Durant cette période entre 2000 et 2020 que je surnomme « les Vingt Glorieuses », les prix vont même dépasser la valeur réelle de la Ligue 1 française. Eu égard au pouvoir économique des Français et du poids démographique de la France, on pourrait estimer les droits TV de la Ligue 1 entre 500 et 700 millions d’euros. C’est notamment cette décorrélation avec la valeur réelle de la L1 qui a provoqué la faillite de Mediapro et qui entraîne aujourd’hui une crainte que les prix n’atteignent pas les 600 ou 700 millions d’euros attendus. Cela a un impact direct sur le sportif puisque 35 % du budget des clubs provient des droits TV.
On parle souvent de « Big 5 » pour désigner les cinq grands championnats européens (Angleterre, Allemagne, Espagne, Italie et France). Comment expliquer que la France soit, en termes de droits TV, largement en dessous de ses concurrents ?

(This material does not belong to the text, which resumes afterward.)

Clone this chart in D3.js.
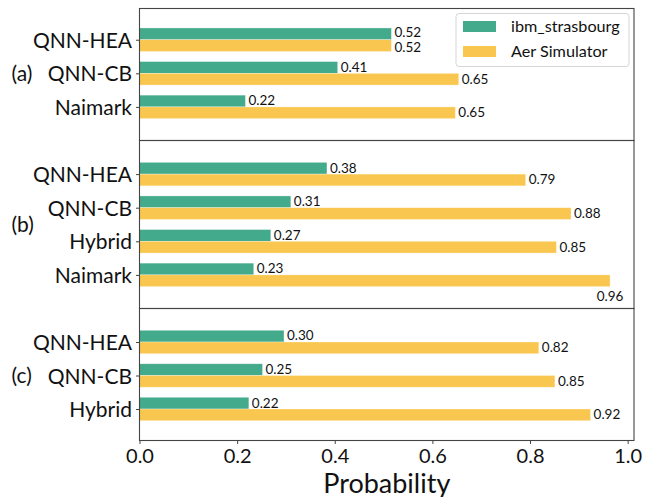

Sur le profil économique, la France mérite de faire partie de ce « Big 5 ». 68 millions d’habitants, un fort pouvoir d’achat, un PIB par habitant élevé et une capacité importante à vendre du produit : la France a des atouts, et possède aussi un fort taux d’équipement en matière d’audiovisuel et une bonne dotation numérique. Nous sommes donc largement crédibles et légitimes.
Maintenant, il faut associer à cela l’aspect sportif. Et de ce point de vue, la France est médiocre. Elle reste la cinquième roue du carrosse, talonnée par les Pays-Bas au classement UEFA (calculé selon les performances des clubs de chaque pays en compétitions européennes), à une cinquième place très éloignée des quatre premières. Nos contre-performances sportives, avec un palmarès d’une seule Coupe d’Europe (Marseille avec la C1 en 1993), font que nous sommes moins prisés que nos voisins européens.
Comment expliquer que la Ligue 1 s’exporte si mal, avec des chiffres de vente des droits internationaux très faibles par rapport à ses concurrents ?
Les droits TV internationaux et domestiques ne dépendent pas du même appel d’offres. Pour les droits internationaux, les négociations datent de 2014. C’est le président de la LFP de l’époque, Frédéric Thiriez, qui a négocié les contrats avec BeIn Sports pour une période de 2016 à 2024. En 2014, la Ligue 1 n’était pas dotée d’une société commerciale donc elle ne pouvait pas négocier directement avec les diffuseurs étrangers comme elle le fait aujourd’hui. Elle devait passer par un prestataire privé qui avait les reins solides et les outils juridiques et commerciaux pour vendre à travers le monde.
La LFP a cédé ses droits commerciaux à BeIn Sports pour une somme totale de 73 millions par an, auxquels il faut ajouter 50 % de la marge faite en cas de revente. En moyenne, cela correspond à 80 millions d’euros par an entre 2016 et 2024. Très loin des autres championnats. Mais cela s’explique avant tout, encore une fois, par la méforme sportive européenne de la France. Il y a moins d’intérêt, moins de demande du public étranger, et donc des droits qui valent moins cher.